While in school, P.G. Bhattacharyya was a budding nationalist with terrorist leanings — throwing brickbats at police vans and military armoured cars. He eventually went on to become a savvy and firm senior police officer. Written 30 years after his retirement as the inspector general of police in 1971, his reminiscences mostly relate to the turbulent years between 1927 and 1971.

According to Bhattacharyya, India’s independence spawned a variety of corruption and opportunism. To quote him, “the worst feature of present Indian polity is the all-pervading corruption which has tainted men and women in almost all walks of life from some Prime Ministers and Chief Ministers to the lowly policemen and office peons of the lowest rank and in the different strata of employees of all departments of the government, among businessmen, industrialists, doctors, politicians and their followers...”

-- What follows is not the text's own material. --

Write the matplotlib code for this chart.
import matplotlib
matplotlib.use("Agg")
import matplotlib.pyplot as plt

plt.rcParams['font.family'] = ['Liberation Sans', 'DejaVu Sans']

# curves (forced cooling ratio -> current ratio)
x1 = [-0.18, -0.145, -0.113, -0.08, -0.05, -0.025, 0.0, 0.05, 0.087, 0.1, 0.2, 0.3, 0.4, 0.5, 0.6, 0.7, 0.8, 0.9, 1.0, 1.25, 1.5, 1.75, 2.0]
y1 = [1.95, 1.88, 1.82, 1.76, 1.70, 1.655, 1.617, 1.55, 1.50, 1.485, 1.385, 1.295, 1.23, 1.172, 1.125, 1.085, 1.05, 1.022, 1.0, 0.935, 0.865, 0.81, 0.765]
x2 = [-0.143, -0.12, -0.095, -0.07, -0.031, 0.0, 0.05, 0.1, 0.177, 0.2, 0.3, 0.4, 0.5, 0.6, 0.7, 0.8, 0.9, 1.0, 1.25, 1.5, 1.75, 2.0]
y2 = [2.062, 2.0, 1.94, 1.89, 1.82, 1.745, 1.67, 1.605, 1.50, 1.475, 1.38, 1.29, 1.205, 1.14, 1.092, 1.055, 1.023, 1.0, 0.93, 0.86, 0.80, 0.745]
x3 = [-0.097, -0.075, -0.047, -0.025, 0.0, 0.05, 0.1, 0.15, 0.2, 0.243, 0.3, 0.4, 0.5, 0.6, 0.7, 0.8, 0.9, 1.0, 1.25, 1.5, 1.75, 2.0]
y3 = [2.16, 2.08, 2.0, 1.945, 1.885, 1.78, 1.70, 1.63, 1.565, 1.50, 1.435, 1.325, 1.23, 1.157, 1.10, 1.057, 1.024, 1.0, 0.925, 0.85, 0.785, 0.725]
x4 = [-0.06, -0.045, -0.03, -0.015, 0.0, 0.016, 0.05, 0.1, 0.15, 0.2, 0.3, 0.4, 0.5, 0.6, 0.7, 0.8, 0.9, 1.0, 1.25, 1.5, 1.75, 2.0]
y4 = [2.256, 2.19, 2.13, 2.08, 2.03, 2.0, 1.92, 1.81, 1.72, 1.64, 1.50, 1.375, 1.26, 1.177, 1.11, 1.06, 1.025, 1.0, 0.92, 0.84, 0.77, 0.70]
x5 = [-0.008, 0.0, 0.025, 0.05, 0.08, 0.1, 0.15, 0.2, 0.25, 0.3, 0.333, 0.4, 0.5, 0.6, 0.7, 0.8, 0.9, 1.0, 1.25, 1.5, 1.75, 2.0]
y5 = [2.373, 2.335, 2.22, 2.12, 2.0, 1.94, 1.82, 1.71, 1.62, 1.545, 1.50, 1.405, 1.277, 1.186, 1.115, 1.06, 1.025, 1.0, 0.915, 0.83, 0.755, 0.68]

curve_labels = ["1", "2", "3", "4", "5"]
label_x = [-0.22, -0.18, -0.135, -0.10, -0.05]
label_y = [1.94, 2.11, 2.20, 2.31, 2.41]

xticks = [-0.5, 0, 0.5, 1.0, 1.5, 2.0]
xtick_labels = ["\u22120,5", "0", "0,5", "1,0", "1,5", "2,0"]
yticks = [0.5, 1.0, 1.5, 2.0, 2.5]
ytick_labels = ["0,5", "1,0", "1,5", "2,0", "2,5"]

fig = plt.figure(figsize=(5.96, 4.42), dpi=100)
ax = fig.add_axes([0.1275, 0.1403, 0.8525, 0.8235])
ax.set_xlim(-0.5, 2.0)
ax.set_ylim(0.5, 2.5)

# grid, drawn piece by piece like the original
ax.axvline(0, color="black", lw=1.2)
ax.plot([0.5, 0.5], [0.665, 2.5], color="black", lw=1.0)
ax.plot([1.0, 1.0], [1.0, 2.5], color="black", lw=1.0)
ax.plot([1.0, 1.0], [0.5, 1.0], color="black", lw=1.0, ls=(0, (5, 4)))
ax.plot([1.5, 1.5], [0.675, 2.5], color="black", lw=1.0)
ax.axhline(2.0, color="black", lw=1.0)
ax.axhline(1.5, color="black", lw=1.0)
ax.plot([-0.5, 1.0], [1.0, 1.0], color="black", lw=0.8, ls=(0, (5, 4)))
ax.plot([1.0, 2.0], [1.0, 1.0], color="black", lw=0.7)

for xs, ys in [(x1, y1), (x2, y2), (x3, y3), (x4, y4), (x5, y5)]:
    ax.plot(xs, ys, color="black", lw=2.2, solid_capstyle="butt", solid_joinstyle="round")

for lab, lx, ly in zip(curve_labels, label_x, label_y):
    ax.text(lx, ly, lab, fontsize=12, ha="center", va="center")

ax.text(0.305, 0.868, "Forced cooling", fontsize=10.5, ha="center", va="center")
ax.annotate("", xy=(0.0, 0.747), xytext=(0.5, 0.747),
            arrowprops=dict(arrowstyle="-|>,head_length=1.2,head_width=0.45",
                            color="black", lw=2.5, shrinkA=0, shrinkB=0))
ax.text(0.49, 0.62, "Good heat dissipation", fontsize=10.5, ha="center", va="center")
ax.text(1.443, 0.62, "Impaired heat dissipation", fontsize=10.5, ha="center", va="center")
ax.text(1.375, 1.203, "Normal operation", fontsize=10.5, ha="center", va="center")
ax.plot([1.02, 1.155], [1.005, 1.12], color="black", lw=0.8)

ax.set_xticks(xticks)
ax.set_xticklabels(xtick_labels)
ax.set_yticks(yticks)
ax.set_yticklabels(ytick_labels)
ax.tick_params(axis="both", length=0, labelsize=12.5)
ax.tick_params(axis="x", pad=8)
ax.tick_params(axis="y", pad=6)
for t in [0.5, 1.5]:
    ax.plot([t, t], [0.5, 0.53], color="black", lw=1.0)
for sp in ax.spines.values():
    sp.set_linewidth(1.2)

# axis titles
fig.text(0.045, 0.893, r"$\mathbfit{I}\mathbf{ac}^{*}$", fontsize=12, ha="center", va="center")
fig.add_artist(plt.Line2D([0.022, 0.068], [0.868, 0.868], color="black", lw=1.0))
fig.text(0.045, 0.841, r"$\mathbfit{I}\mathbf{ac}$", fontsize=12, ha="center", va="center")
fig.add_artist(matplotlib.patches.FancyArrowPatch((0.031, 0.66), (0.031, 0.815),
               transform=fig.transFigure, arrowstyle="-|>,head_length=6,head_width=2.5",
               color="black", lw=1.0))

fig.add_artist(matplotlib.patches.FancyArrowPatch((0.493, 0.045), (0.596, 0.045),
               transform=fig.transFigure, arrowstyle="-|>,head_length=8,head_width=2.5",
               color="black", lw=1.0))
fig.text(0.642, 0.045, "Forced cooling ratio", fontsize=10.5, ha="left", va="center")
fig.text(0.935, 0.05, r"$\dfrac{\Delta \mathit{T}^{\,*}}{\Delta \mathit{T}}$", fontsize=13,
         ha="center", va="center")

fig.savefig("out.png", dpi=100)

During his long career, Bhattacharyya was a close witness to a succession of historic events which he has recounted vividly together with his incisive comments. The great Bengal Famine of 1943 which cost millions of lives, was man-made. About the great Calcutta killing of mid-August 1946 which cost at least 30,000 lives, Bhattacharyya observes, “I consider this rioting to be a great blot on the British administration and I pronounce this judgment from personal experience, visits to places rioting and complete indifference of the highest authorities in the civic administration.”

The author squarely blames Jawaharlal Nehru and Sardar Patel for the partition which brought undescribable misery “upon the Hindus and Sikhs in particular”. Nehru committed several blunders that can be traced to his “folly, vanity, indiscretion and even greed for power.” Nehru had called a ceasefire to the Indo-Pak war in 1948, when the Indian troops had been advancing and driving the Pakistani invaders out. It was a bigger folly to refer the case to the United Nations and to promise to hold a plebiscite. Adopting a democratic constitution on the lines of United Kingdom was Nehru’s other mistake. India was not at all not ripe for democracy then. Seventy five per cent of the population was illiterate, and were swayed and moved more by the charisma of the political leaders, rather than their policies.

Bhattacharyya argues that in the first few five-year plans, too much stress was laid on industrialization and little on improving the agricultural sectors.

However, the book carries a couple of factual errors. Subhas Bose escaped from his Calcutta residence in 1941 and not 1942. His wife never visited India.